Our Lady needed new, fertile soil for the spiritual rose of grace she had given me in Guymon to take full bloom. Remember that dry, arid soil must be broken up. Turned over. Beaten down with plowshares. The result is a new field, ready for planting, growing, and harvesting.
In Mary’s care with St. Thérèse and St. Joan, my twenty-year life had become something new; it was being beaten down and turned over. And it was painful. However, the more bountiful the crop, the more work, painful work, must be accomplished in the field. Mary, Thérèse, and Joan were preparing me for a harvest more bountiful, in my eyes anyway, than anything I could have imagined on my own. That meant significant pain. I felt every cut, dig, and pull. I was hurting.
I repeated the prayer.
“Holy Mother, please give me the Holy Spirit! You must give me the Holy Spirit!”

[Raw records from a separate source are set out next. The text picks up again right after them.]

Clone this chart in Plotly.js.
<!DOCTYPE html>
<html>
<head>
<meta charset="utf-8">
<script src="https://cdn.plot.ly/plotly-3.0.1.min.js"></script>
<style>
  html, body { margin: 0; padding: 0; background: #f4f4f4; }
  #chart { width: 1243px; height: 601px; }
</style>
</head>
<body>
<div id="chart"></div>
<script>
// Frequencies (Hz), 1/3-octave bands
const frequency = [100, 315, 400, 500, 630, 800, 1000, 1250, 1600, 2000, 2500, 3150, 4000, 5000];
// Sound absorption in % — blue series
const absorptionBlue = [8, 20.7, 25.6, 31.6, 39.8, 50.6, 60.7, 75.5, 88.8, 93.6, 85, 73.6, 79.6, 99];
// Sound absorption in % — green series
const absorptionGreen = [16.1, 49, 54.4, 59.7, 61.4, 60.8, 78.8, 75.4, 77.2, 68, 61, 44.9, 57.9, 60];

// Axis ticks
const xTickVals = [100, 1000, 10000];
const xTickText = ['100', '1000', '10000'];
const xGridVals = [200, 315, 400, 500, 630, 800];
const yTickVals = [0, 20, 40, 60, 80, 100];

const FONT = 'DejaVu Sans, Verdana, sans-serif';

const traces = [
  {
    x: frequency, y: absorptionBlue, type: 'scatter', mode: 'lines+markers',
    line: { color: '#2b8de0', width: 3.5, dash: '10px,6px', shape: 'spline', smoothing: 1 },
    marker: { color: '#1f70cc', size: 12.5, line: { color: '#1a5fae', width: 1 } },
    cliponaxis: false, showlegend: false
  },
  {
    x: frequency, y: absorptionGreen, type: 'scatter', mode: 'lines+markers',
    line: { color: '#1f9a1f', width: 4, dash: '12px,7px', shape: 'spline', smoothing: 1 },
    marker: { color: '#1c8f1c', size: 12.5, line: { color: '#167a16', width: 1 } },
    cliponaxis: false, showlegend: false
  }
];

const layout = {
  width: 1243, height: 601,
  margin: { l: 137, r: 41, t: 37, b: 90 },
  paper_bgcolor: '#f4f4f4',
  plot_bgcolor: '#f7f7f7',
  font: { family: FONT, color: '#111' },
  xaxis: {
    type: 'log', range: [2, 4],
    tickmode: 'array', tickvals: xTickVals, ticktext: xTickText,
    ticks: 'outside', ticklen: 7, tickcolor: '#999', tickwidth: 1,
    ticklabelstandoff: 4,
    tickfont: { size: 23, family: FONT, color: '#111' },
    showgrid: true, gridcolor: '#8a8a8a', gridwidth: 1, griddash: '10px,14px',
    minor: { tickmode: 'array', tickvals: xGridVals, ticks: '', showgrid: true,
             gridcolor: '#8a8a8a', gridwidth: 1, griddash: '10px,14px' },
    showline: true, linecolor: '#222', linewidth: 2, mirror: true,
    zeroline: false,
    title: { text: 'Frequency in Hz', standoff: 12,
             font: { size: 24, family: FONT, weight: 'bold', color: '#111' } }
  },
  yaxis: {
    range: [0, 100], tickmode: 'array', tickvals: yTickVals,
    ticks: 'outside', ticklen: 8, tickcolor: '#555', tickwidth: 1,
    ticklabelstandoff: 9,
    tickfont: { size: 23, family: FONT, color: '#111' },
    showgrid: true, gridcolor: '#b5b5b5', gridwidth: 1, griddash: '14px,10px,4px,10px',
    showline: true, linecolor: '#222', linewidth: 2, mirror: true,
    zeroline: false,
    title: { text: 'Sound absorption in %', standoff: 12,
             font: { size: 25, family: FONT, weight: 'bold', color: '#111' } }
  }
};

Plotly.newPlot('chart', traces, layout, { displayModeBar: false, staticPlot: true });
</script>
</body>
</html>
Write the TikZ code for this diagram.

This was the prayer I repeated as I traveled across the country. The field had been prepared. The seed had been planted. My prayer was a timely call for anything to burst forth and grow, relieving me of my agony.
I hit the brake rounding the exit at the end of the turnpike. After driving through the Ipass lane, where a green light lit up indicating, to my pleasant surprise, that my Illinois electronic toll mechanism worked in eastern Pennsylvania, I was off on a state road. Thirty minutes later, I turned left onto a narrow county road. About two miles down that road, I saw an old stone building on a very spacious property. I pulled into the long driveway and parked among roughly a dozen or fifteen other cars. I was exhausted, having driven all night.
The front door was open, but, as expected, no one was around. I had no idea where to go. There were four different hallways. I did not want to wake anyone up. I really did not even know where anyone was to wake up. I saw a couch by one of the walls and plopped down. I made it. This was the old abandoned seminary I was seeking, the abandoned seminary that was hosting the six-day silent retreat.
It was 5:30 am on July 17, 2006. The day, the “one day” twenty years in the making, had arrived.
I leaned on my side and fell fast asleep.